I started University by picking subjects that looked interesting and ended up with a major in psychology and history. I always thought I would do four years at uni so I almost feel behind on my own schedule by not doing so. But I don’t want to pay for a year of honours education I won’t use (if I didn’t get into the competitive clinical program) or that is half-assed because I am tired of studying and it sometimes feels pointlessly theoretical. On the other hand, why spend FIVE more years at UC when I could skip straight to learning the practical stuff by doing a master’s in counselling? What do I need money for? I can dirtbag life, right? But what if I want to own a house one day? What if I want kids? What if everyone else gets ahead of me in life? But what if I didn’t make the most of life now because I spent all my time and money studying and then I got in a car crash and died without having properly lived? What if, what if, what if???
I know I sound ridiculous.
On Sunday at Young Adults, we talked about the different ways we perceive God (air, space, father etc.). It was a really interesting discussion. Sean talked about Psychology studies that related Attachment Theory and our relationship with God. Just as your relationship with your parents influences your later attatchment style, your relationship with God as a kid can affect your adult faith. Interesting Psyc stuff!!

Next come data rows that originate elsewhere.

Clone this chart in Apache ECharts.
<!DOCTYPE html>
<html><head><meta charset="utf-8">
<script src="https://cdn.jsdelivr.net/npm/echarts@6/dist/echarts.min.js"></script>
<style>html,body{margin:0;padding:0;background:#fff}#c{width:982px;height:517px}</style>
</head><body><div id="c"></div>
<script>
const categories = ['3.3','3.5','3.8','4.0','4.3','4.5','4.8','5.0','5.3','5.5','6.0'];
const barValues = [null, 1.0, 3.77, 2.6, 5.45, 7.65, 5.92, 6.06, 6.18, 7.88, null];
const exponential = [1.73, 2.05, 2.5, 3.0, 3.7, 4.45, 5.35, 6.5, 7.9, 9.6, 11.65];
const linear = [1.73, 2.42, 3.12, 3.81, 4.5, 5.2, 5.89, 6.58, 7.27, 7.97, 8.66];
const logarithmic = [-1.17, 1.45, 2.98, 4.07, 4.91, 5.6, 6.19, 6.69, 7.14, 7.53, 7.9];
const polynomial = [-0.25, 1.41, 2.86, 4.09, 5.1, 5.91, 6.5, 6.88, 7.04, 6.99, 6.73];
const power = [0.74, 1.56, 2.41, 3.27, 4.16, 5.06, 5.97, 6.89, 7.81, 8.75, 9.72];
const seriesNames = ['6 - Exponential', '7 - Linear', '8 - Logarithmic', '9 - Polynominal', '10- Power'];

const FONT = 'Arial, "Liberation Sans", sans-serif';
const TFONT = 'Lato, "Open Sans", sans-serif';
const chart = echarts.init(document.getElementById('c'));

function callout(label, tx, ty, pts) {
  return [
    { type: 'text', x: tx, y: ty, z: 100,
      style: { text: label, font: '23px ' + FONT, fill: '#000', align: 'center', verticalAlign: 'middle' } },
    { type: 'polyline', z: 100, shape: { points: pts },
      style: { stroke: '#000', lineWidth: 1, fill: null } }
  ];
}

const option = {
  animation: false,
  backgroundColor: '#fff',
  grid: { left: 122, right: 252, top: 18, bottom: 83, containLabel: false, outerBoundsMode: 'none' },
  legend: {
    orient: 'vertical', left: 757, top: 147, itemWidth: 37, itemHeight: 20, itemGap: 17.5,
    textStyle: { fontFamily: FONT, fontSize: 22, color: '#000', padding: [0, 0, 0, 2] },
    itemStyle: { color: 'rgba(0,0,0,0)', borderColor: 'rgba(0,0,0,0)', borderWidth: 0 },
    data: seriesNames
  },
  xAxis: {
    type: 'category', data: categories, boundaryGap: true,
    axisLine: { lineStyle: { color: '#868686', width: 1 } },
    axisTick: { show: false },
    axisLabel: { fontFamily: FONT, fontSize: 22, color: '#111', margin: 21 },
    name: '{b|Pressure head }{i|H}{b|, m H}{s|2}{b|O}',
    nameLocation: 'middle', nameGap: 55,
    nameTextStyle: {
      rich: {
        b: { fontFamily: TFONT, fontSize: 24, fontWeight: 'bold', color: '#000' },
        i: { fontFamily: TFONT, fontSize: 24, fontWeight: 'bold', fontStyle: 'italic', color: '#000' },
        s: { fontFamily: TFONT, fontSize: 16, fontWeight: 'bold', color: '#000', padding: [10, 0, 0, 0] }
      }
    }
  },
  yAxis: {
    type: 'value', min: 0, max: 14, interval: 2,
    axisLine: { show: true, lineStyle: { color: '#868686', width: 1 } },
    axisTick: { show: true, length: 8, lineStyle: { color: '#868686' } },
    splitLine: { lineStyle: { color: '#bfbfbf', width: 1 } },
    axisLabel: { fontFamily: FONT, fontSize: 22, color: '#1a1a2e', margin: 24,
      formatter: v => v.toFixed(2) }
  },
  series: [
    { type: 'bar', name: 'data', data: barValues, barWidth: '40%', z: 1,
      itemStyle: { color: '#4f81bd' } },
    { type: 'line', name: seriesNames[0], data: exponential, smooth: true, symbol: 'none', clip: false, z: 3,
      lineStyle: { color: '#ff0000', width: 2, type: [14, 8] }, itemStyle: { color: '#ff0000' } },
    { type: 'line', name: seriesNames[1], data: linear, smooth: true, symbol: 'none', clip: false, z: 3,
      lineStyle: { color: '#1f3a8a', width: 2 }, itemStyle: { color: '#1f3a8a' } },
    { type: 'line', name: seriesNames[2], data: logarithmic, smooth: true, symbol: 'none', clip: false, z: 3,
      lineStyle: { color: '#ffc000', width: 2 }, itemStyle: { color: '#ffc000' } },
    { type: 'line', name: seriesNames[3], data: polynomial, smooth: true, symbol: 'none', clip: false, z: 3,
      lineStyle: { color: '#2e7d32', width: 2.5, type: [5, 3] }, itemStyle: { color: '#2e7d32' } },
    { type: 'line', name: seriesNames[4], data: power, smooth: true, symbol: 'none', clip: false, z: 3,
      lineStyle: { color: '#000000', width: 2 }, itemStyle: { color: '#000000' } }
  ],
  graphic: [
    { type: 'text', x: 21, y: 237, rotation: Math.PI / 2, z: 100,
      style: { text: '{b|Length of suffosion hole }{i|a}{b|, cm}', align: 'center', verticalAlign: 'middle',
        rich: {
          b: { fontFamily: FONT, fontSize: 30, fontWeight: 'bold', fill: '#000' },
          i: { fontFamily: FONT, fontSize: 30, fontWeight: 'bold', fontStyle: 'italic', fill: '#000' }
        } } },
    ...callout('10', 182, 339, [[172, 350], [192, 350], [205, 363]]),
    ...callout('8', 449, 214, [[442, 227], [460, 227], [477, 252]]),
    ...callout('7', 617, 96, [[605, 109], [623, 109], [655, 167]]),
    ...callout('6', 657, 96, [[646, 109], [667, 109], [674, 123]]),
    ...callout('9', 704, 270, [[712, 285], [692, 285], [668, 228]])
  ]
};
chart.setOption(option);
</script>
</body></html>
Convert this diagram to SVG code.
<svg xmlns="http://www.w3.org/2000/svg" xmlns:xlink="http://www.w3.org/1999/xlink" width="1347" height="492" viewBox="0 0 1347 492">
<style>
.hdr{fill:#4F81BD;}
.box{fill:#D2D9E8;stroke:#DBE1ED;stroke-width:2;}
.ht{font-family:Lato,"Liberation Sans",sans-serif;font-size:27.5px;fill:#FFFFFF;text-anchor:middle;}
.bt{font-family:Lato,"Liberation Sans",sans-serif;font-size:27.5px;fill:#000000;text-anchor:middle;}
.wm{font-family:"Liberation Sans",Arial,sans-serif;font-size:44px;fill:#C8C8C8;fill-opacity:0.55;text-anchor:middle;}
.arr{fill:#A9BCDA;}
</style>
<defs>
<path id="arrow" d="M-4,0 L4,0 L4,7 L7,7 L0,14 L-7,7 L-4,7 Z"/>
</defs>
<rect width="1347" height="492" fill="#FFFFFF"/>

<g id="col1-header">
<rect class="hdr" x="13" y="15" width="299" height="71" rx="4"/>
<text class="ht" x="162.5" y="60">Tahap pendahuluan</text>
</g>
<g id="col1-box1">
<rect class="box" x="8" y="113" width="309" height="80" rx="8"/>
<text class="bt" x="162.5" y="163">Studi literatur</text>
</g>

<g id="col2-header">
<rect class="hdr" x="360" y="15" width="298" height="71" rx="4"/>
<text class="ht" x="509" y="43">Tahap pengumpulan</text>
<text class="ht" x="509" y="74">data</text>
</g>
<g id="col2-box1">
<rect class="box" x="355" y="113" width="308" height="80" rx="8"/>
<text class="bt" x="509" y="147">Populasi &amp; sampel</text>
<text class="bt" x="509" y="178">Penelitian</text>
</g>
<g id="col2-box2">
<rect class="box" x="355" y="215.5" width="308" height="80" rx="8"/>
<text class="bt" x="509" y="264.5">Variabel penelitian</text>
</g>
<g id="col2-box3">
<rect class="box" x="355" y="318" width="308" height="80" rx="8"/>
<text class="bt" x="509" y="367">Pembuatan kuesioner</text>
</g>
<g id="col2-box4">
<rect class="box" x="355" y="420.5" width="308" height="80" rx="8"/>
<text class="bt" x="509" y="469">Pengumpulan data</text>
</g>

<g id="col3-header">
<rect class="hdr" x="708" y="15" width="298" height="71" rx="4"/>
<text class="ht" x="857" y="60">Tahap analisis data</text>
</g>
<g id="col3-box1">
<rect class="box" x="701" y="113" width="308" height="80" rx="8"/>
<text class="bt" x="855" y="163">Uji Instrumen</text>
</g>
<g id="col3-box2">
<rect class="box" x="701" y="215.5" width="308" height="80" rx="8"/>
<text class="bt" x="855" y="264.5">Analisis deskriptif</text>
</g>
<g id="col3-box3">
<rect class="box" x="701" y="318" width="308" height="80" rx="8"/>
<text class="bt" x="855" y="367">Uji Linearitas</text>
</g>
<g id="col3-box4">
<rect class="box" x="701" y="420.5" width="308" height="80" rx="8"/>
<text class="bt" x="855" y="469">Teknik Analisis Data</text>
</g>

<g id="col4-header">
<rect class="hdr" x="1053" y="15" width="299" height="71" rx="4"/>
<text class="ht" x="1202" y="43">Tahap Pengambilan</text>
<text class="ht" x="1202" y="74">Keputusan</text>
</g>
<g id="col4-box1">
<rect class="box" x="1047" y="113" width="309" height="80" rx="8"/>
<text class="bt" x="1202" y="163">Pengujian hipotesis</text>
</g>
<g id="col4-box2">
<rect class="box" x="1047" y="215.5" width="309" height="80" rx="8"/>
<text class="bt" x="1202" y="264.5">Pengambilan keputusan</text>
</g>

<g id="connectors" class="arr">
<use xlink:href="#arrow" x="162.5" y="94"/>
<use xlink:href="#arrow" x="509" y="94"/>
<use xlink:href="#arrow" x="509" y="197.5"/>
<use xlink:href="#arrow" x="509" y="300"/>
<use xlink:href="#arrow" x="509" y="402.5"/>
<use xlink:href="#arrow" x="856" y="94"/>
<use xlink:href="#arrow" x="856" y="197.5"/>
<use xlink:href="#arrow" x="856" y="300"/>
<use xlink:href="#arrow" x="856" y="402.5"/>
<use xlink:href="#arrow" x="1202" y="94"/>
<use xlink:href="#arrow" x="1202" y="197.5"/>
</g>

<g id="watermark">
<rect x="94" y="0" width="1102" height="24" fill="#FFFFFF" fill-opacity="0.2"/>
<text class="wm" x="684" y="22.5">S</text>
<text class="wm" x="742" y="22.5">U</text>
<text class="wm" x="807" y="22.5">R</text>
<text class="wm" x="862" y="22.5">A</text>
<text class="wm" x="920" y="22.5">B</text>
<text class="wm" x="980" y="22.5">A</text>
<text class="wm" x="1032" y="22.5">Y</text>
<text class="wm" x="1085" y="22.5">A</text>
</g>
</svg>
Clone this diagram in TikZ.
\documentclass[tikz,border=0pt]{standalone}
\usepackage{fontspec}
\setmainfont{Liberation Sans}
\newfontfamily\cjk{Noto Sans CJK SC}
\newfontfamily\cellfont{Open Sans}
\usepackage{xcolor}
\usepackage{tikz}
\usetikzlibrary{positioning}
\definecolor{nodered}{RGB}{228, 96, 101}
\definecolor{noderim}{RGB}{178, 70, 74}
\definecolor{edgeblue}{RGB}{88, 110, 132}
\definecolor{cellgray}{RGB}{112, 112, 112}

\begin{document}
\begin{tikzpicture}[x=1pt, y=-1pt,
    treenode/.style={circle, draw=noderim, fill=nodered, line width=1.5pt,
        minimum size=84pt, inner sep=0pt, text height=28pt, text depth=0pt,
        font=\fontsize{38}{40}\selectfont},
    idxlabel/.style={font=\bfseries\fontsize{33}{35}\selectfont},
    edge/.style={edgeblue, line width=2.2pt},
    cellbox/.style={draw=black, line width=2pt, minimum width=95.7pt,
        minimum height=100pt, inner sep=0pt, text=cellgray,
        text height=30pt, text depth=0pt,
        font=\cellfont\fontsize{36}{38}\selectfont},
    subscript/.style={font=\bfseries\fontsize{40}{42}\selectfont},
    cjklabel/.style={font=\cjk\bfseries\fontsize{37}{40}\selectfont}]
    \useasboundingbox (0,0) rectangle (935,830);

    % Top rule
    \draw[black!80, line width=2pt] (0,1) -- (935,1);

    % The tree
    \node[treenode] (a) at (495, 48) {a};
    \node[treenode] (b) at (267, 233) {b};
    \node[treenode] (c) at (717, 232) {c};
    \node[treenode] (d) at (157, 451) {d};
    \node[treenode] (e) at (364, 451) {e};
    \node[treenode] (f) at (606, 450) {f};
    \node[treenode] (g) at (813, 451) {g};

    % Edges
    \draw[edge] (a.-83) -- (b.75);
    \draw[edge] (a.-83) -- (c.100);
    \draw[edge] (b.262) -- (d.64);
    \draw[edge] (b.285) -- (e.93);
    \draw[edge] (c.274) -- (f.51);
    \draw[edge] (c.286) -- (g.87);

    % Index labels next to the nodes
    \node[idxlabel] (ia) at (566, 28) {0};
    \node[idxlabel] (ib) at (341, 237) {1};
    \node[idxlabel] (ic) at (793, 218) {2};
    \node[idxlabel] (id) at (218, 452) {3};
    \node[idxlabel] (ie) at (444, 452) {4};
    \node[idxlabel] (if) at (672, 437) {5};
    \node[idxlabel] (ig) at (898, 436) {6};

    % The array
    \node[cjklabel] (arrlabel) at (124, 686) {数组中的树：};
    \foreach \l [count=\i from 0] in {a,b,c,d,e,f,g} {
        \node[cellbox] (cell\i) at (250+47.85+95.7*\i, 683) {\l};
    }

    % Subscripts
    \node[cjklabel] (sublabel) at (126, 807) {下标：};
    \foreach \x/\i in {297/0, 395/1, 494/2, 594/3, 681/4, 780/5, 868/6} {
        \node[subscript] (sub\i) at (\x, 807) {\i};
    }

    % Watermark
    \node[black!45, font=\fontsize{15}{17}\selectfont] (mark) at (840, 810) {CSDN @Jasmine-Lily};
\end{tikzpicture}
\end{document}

Lying in bed last night I thought about how lucky I am – I started life on easy mode with a solid, loving platform built by my parents and Ilam Church and I now have healthy relationships with my family, my friends, and my boyfriend. I have the means and opportunities that come with living in a first-world country like Aotearoa. I have never been hungry and I have been lucky enough to explore some of the coolest mountains, rivers and lakes in the world. And I have nearly finished a degree. Although money is a consideration for the future, it is not something I have to worry about. I have more than enough – my cup overflows. I am so lucky and so very grateful. Who knows what life will throw at me? God is with me and I am ready for the next adventure.